Equally damaging, you can distance yourself, stop interacting with your children and pull away from the relationship. Although you may need to give yourself a time-out to cool down, anything beyond a few minutes for a younger child to an hour or so for an older child is not helpful to the situation.
FOR YOUR CHILDREN
As you express your anger, those around you get the fruit of your discontent. Faced with your anger, your children may:
become aggressive toward others such as a younger sibling or a pet,
act out at school,
become depressed and withdrawn.
These actions may once again trigger your anger, which in turn, continues the cycle of anger. So your anger spawns reactions which create more misbehavior, which results in more anger……
In addition, your words and your body language may not match. If, while talking through clenched teeth, you tell your children, “It is fine; I’m not angry,” children won’t know if it is really fine or not. Can they trust your words or their own reaction to you? They will begin to doubt their own instincts and feelings and ability to ‘read’ other peoples’ emotions.
Often parents report feeling just awful about how they handle their anger.
If you explode, you can worry about the damage you may do to your children’s self-esteem.

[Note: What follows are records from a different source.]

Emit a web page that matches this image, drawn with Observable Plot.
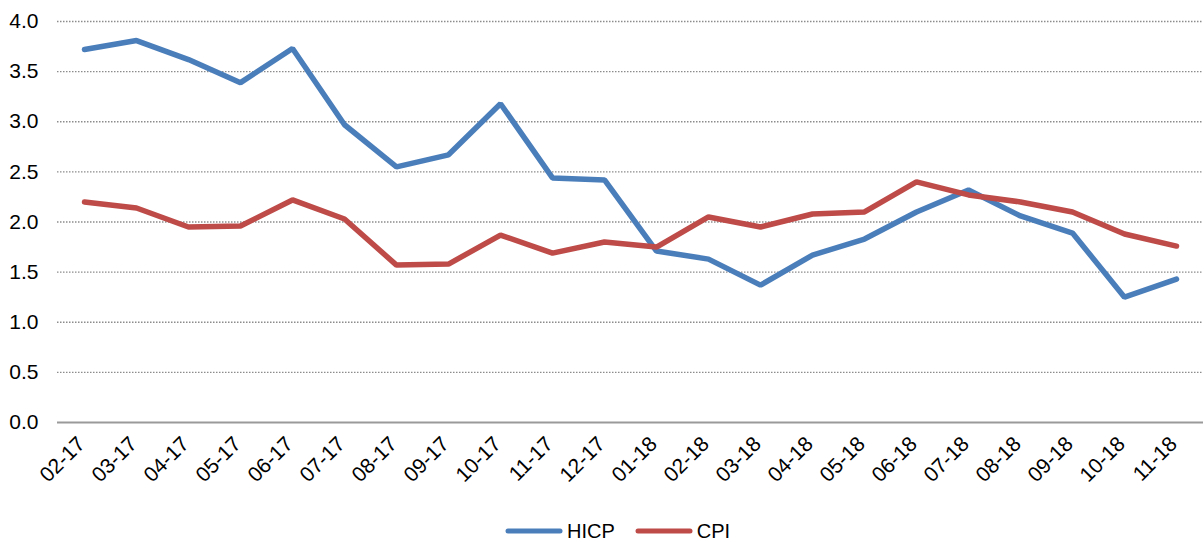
<!DOCTYPE html>
<html><head><meta charset="utf-8">
<script src="https://cdn.jsdelivr.net/npm/d3@7"></script>
<script src="https://cdn.jsdelivr.net/npm/@observablehq/plot@0.6"></script>
<style>
body{margin:0;background:#fff;font-family:"Liberation Sans",Arial,sans-serif;}
#wrap{position:relative;width:1204px;height:542px;}
#legend{position:absolute;left:505px;top:510px;height:42px;display:flex;align-items:center;font-size:20px;color:#000;}
#legend .item{display:flex;align-items:center;margin-right:20px;}
#legend svg{margin-right:4px;}
</style>
</head><body><div id="wrap"><div id="chart"></div><div id="legend"></div></div>
<script>
const months = ["02-17","03-17","04-17","05-17","06-17","07-17","08-17","09-17","10-17","11-17","12-17","01-18","02-18","03-18","04-18","05-18","06-18","07-18","08-18","09-18","10-18","11-18"];
const hicp = [3.72,3.81,3.62,3.39,3.73,2.97,2.55,2.67,3.18,2.44,2.42,1.71,1.63,1.37,1.67,1.83,2.10,2.32,2.06,1.89,1.25,1.43];
const cpi  = [2.20,2.14,1.95,1.96,2.22,2.03,1.57,1.58,1.87,1.69,1.80,1.75,2.05,1.95,2.08,2.10,2.40,2.27,2.20,2.10,1.88,1.76];
const yTicks = [0,0.5,1,1.5,2,2.5,3,3.5,4];
const seriesNames = ["HICP","CPI"];
const seriesColors = ["#4a7ebb","#be4b48"];

const data = [];
months.forEach((m,i)=>data.push({month:m,value:hicp[i],series:"HICP"}));
months.forEach((m,i)=>data.push({month:m,value:cpi[i],series:"CPI"}));

const chart = Plot.plot({
  width:1204, height:500,
  marginLeft:57, marginRight:1, marginTop:21, marginBottom:78,
  style:{fontFamily:"'Liberation Sans', Arial, sans-serif", fontSize:"20px", color:"#000", background:"#fff", overflow:"visible"},
  x:{type:"point", domain:months, padding:0.5, label:null},
  y:{domain:[0,4], label:null},
  color:{domain:seriesNames, range:seriesColors},
  marks:[
    Plot.ruleY(yTicks.filter(d=>d>0), {stroke:"#8c8c8c", strokeWidth:1.3, strokeDasharray:"1.5,1.5"}),
    Plot.ruleY([0], {stroke:"#9a9a9a", strokeWidth:2}),
    Plot.axisY({ticks:yTicks, tickSize:0, tickPadding:19, tickFormat:d=>d.toFixed(1), fontSize:21, label:null}),
    Plot.axisX({tickSize:0, tickRotate:-45, tickPadding:18, dx:-3, fontSize:21, label:null}),
    Plot.line(data, {x:"month", y:"value", z:"series", stroke:"series", strokeWidth:5.5, strokeLinejoin:"miter", strokeLinecap:"round"})
  ]
});
document.getElementById("chart").appendChild(chart);

const legend = document.getElementById("legend");
seriesNames.forEach((name,i)=>{
  const item = document.createElement("div");
  item.className = "item";
  item.innerHTML = `<svg width="58" height="10"><line x1="3" y1="5" x2="55" y2="5" stroke="${seriesColors[i]}" stroke-width="5" stroke-linecap="round"/></svg><span>${name}</span>`;
  legend.appendChild(item);
});
</script>
</body></html>
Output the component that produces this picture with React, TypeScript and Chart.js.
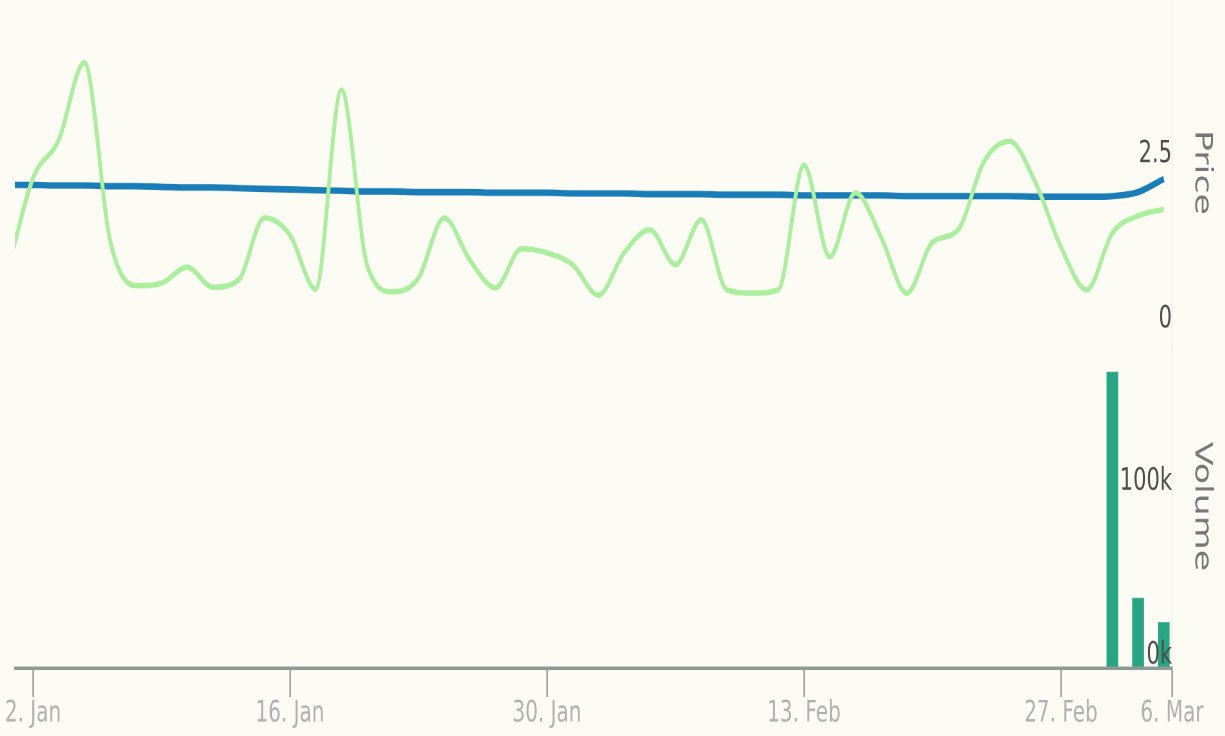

At the end of the day, you may lie down in bed feeling guilty and wondering why you lost it over something that in retrospect seems so minor.
When you don’t speak up, you can also feel badly, questioning if you are acting like a doormat or if you are creating spoiled children who aren’t being taught how to have a give-and-take relationship with others.
But your anger, when acknowledged and dealt with in constructive ways, can prevent the occurrence of these outcomes or “fruits of our anger” by informing you when something is bothering you. Sharing these insights can actually strengthen your relationship with others as you reveal what is important to you. The trick is to do so without blaming and shaming others.